I would say I am very forthright, confident in what I believe, knowledgeable, and unafraid of other’s opinions of me but there is one thing I have a very hard time doing. And that one thing would be telling someone else to put on their mask properly. I sat in a meeting yesterday with a person I’ve known for a very long time and I could have easily said, “You need to get your mask up over your nose and mouth,” but I didn’t, and it was almost as if I was fascinated with her not seeing that everyone else had their masks fitted securely on their faces and I marveled at her sense of exceptionalism, which seems a harsh term to use because it isn’t what she intended, I don’t think.

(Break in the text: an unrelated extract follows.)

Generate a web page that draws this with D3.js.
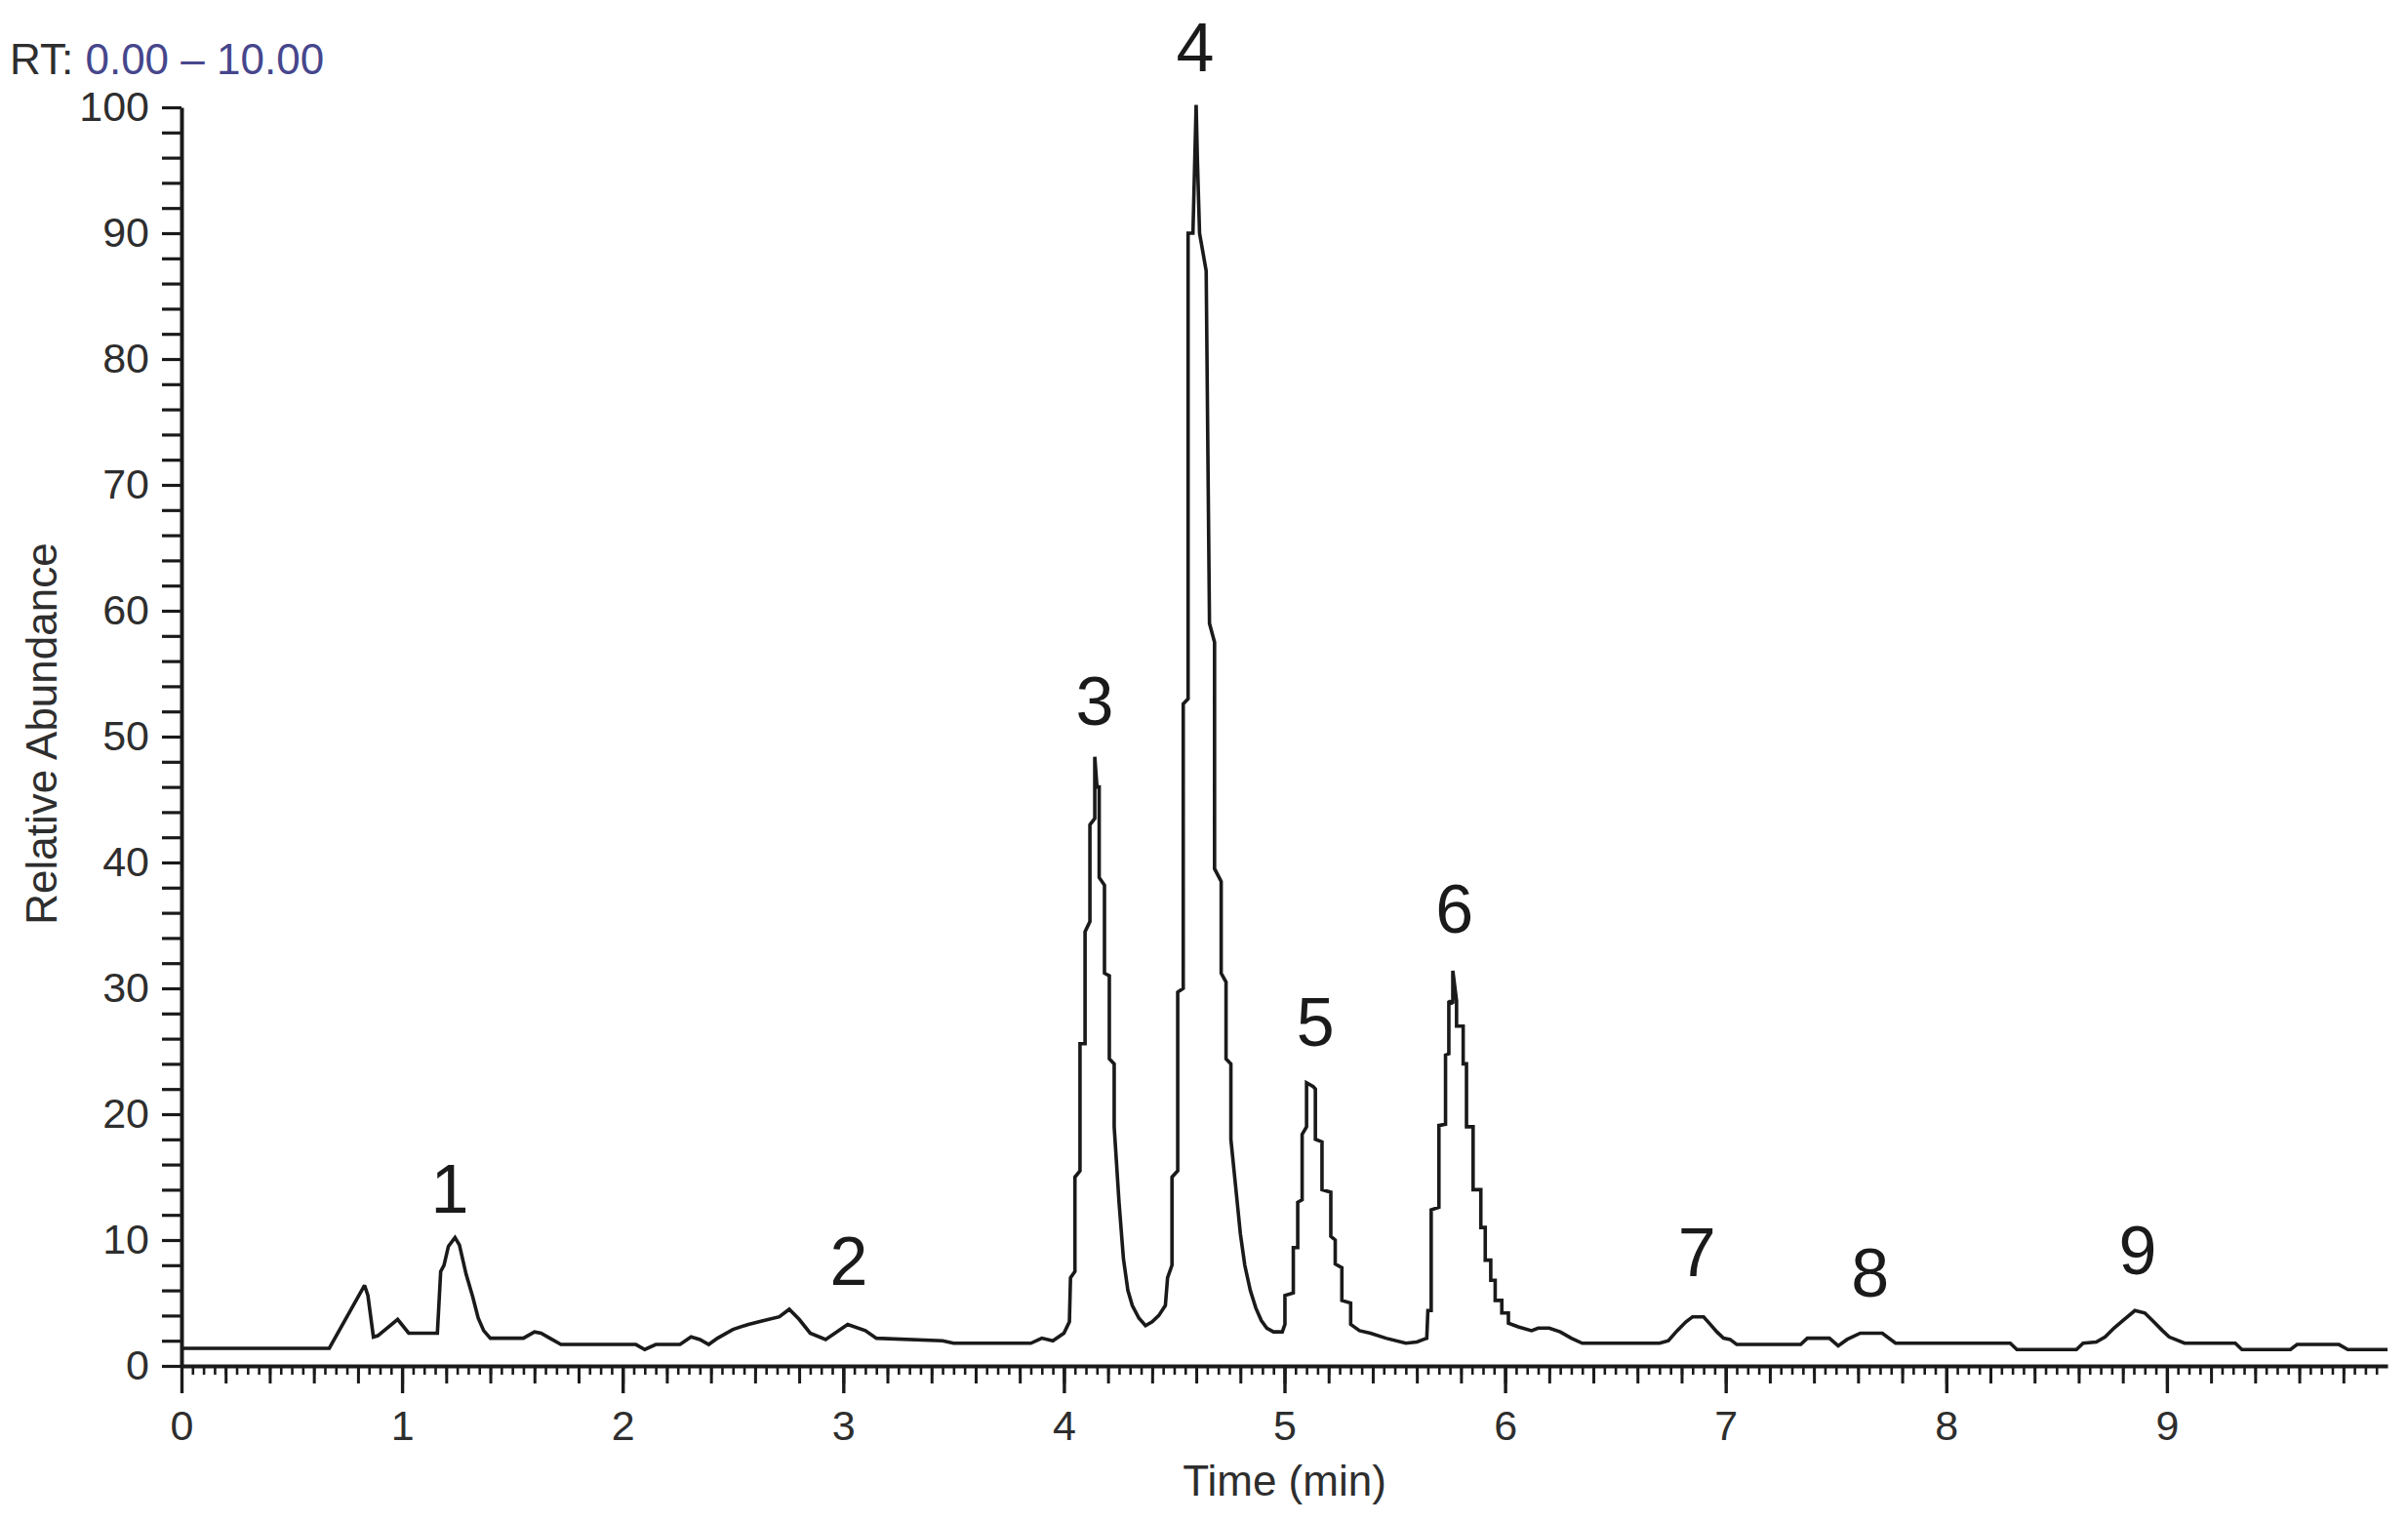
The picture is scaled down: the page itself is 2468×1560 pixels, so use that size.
<!DOCTYPE html>
<html>
<head>
<meta charset="utf-8">
<script src="https://cdn.jsdelivr.net/npm/d3@7/dist/d3.min.js"></script>
<style>
  html, body { margin: 0; padding: 0; background: #fff; }
  svg { display: block; }
  text { font-family: "Liberation Sans", Arial, sans-serif; }
</style>
</head>
<body>
<svg id="chart" width="2468" height="1560"></svg>
<script>
// ---- Data (RT in min, relative abundance in %) ----
const traceRT = [
  0, 0.67, 0.83, 0.845, 0.87, 0.89, 0.98, 1.03, 1.16, 1.175, 1.19, 1.21, 1.24, 1.26, 1.29, 1.32, 1.345, 1.37, 1.40,
  1.55, 1.60, 1.63, 1.67, 1.72, 2.06, 2.10, 2.15, 2.26, 2.31, 2.35, 2.39, 2.43, 2.50, 2.57, 2.64, 2.71, 2.755,
  2.80, 2.85, 2.92, 3.02, 3.10, 3.15, 3.45, 3.50, 3.85, 3.90, 3.95, 4.00,
  4.025, 4.03, 4.05, 4.05, 4.073, 4.073, 4.096, 4.096, 4.118, 4.118, 4.14, 4.14, 4.15, 4.16, 4.16, 4.184, 4.184,
  4.206, 4.206, 4.228, 4.228, 4.25, 4.27, 4.29, 4.31, 4.34, 4.37, 4.40, 4.43,
  4.46, 4.47, 4.49, 4.49, 4.516, 4.516, 4.541, 4.541, 4.563, 4.563, 4.585, 4.5995, 4.605, 4.615, 4.645, 4.66,
  4.683, 4.683, 4.713, 4.713, 4.735, 4.735, 4.757, 4.757, 4.78, 4.80, 4.82, 4.845, 4.87, 4.895, 4.92, 4.95, 4.99,
  5.002, 5.002, 5.04, 5.04, 5.06, 5.06, 5.08, 5.08, 5.10, 5.10, 5.13, 5.14, 5.14, 5.17, 5.17, 5.21, 5.21, 5.23, 5.23,
  5.26, 5.26, 5.30, 5.30, 5.34, 5.39, 5.46, 5.55, 5.60, 5.63,
  5.645, 5.65, 5.665, 5.665, 5.70, 5.70, 5.73, 5.73, 5.745, 5.745, 5.763, 5.763, 5.78, 5.78, 5.81, 5.81, 5.825, 5.825,
  5.855, 5.855, 5.89, 5.89, 5.91, 5.91, 5.935, 5.935, 5.955, 5.955, 5.985, 5.985, 6.015, 6.015, 6.06, 6.12, 6.15,
  6.20, 6.25, 6.30, 6.35,
  6.70, 6.74, 6.78, 6.82, 6.85, 6.90, 6.93, 6.96, 6.99, 7.02, 7.05, 7.34, 7.37, 7.47, 7.51, 7.55, 7.61, 7.71, 7.77,
  8.29, 8.32, 8.59, 8.62, 8.68, 8.72, 8.76, 8.80, 8.855, 8.90, 8.94, 8.98, 9.01, 9.08, 9.31, 9.34, 9.56, 9.59,
  9.78, 9.82, 10.0
];
const traceAbundance = [
  1.4, 1.4, 6.4, 5.6, 2.3, 2.4, 3.7, 2.6, 2.6, 7.5, 8.0, 9.5, 10.2, 9.6, 7.3, 5.5, 3.8, 2.8, 2.2,
  2.2, 2.7, 2.6, 2.2, 1.7, 1.7, 1.3, 1.7, 1.7, 2.3, 2.1, 1.7, 2.2, 2.9, 3.3, 3.6, 3.9, 4.5,
  3.7, 2.6, 2.1, 3.3, 2.8, 2.2, 2.0, 1.8, 1.8, 2.2, 2.0, 2.6,
  3.5, 7, 7.5, 15, 15.5, 25.6, 25.6, 34.5, 35.3, 43, 43.5, 48.4, 46, 46, 38.8, 38.2, 31.2,
  31, 24.4, 24, 19, 13, 8.5, 6, 4.8, 3.8, 3.2, 3.5, 4.0,
  4.8, 7, 8, 15, 15.5, 29.7, 30, 52.6, 53, 90, 90, 100.2, 96, 90, 87, 59,
  57.5, 39.5, 38.5, 31.2, 30.5, 24.4, 24, 18, 14, 10.5, 8, 6, 4.6, 3.6, 3.0, 2.7, 2.7,
  3.3, 5.6, 5.8, 9.4, 9.4, 13, 13.2, 18.4, 19, 22.5, 22.2, 22, 18, 17.8, 14, 13.8, 10.3, 10, 8.1,
  7.8, 5.2, 5.0, 3.3, 2.8, 2.6, 2.2, 1.8, 1.9, 2.1,
  2.2, 4.4, 4.4, 12.4, 12.6, 19.1, 19.2, 24.7, 24.8, 29, 28.8, 31.4, 29, 27, 27, 24, 24, 19,
  19, 14, 14, 11, 11, 8.4, 8.4, 6.8, 6.8, 5.2, 5.2, 4.2, 4.2, 3.4, 3.1, 2.8, 3.0,
  3.0, 2.7, 2.2, 1.8,
  1.8, 2.0, 2.8, 3.5, 3.9, 3.9, 3.3, 2.7, 2.2, 2.1, 1.7, 1.7, 2.2, 2.2, 1.6, 2.1, 2.6, 2.6, 1.8,
  1.8, 1.3, 1.3, 1.8, 1.9, 2.3, 3.0, 3.6, 4.4, 4.2, 3.5, 2.8, 2.3, 1.8, 1.8, 1.3, 1.3, 1.7,
  1.7, 1.3, 1.3
];

// Peak annotations: label, RT of label centre, abundance level of label baseline
const peakLabels = ["1", "2", "3", "4", "5", "6", "7", "8", "9"];
const peakLabelRT = [1.216, 3.025, 4.14, 4.595, 5.14, 5.77, 6.87, 7.655, 8.868];
const peakLabelLevel = [12.2, 6.4, 50.9, 102.9, 25.4, 34.4, 7.1, 5.5, 7.3];

// Axis ticks
const xTickLabels = [0, 1, 2, 3, 4, 5, 6, 7, 8, 9];
const yTickLabels = [0, 10, 20, 30, 40, 50, 60, 70, 80, 90, 100];
const rtRangeText = "0.00 – 10.00";

// ---- Drawing ----
const svg = d3.select("#chart");
const x = d3.scaleLinear().domain([0, 10]).range([186, 2447]);
const y = d3.scaleLinear().domain([0, 100]).range([1400, 110]);

const ink = "#1a1a1a";
const labelInk = "#2e2e2e";

// Y axis
const yAxis = d3.axisLeft(y)
  .tickValues(d3.range(0, 101, 2))
  .tickSize(20)
  .tickSizeOuter(0)
  .tickPadding(13)
  .tickFormat(d => (d % 10 === 0 ? d : ""));
const gy = svg.append("g").attr("transform", `translate(${x(0)},0)`).call(yAxis);
gy.select(".domain").attr("stroke", ink).attr("stroke-width", 4);
gy.selectAll(".tick line").attr("stroke", ink).attr("stroke-width", 3.2);
gy.selectAll(".tick text").attr("font-size", 43).attr("fill", labelInk)
  .attr("font-family", "'Liberation Sans', Arial, sans-serif");

// X axis: minor (0.05), medium (0.2) and major (1) ticks
const gxMinor = svg.append("g").attr("transform", `translate(0,${y(0)})`)
  .call(d3.axisBottom(x).tickValues(d3.range(0, 200).map(i => i * 0.05)).tickSize(9).tickSizeOuter(0).tickFormat(""));
gxMinor.select(".domain").remove();
gxMinor.selectAll(".tick line").attr("stroke", ink).attr("stroke-width", 2.6);

const gxMed = svg.append("g").attr("transform", `translate(0,${y(0)})`)
  .call(d3.axisBottom(x).tickValues(d3.range(0, 50).map(i => i * 0.2)).tickSize(18).tickSizeOuter(0).tickFormat(""));
gxMed.select(".domain").remove();
gxMed.selectAll(".tick line").attr("stroke", ink).attr("stroke-width", 3);

const gx = svg.append("g").attr("transform", `translate(0,${y(0)})`)
  .call(d3.axisBottom(x).tickValues(xTickLabels).tickSize(28).tickSizeOuter(0).tickPadding(17).tickFormat(d3.format("d")));
gx.select(".domain").attr("stroke", ink).attr("stroke-width", 4);
gx.selectAll(".tick line").attr("stroke", ink).attr("stroke-width", 3.4);
gx.selectAll(".tick text").attr("font-size", 43).attr("fill", labelInk)
  .attr("font-family", "'Liberation Sans', Arial, sans-serif");

// Trace
const points = traceRT.map((t, i) => [t, traceAbundance[i]]);
const line = d3.line().x(d => x(d[0])).y(d => y(d[1])).curve(d3.curveLinear);
svg.append("path")
  .datum(points)
  .attr("d", line)
  .attr("fill", "none")
  .attr("stroke", ink)
  .attr("stroke-width", 3.6)
  .attr("stroke-linejoin", "miter")
  .attr("stroke-miterlimit", 2);

// Peak labels
svg.append("g").selectAll("text")
  .data(peakLabels)
  .join("text")
  .attr("x", (d, i) => x(peakLabelRT[i]))
  .attr("y", (d, i) => y(peakLabelLevel[i]))
  .attr("text-anchor", "middle")
  .attr("font-size", 70)
  .attr("fill", ink)
  .text(d => d);

// Axis titles
svg.append("text")
  .attr("x", (x(5) + x(6)) / 2 - 113)
  .attr("y", 1533)
  .attr("text-anchor", "middle")
  .attr("font-size", 44)
  .attr("fill", labelInk)
  .text("Time (min)");

svg.append("text")
  .attr("transform", `translate(58,${(y(0) + y(100)) / 2 - 3}) rotate(-90)`)
  .attr("text-anchor", "middle")
  .attr("font-size", 44)
  .attr("fill", labelInk)
  .text("Relative Abundance");

// RT header
const rt = svg.append("text").attr("x", 10).attr("y", 76).attr("font-size", 44);
rt.append("tspan").attr("fill", labelInk).text("RT: ");
rt.append("tspan").attr("fill", "#46468c").text(rtRangeText);
</script>
</body>
</html>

But the topic here is my reticence to speak and the mystery of this curious, peculiar boundary I seem to be unable to overcome.
You know when you are sitting in a rowboat and it’s early morning and the lake is very still and you bait your hook and snap the rod over your shoulder and cast as far as you can? It’s a pretty dim memory for me. But, I’d really like to get myself a decent rowboat and a new rod and reel. And catch nothing. Just cast.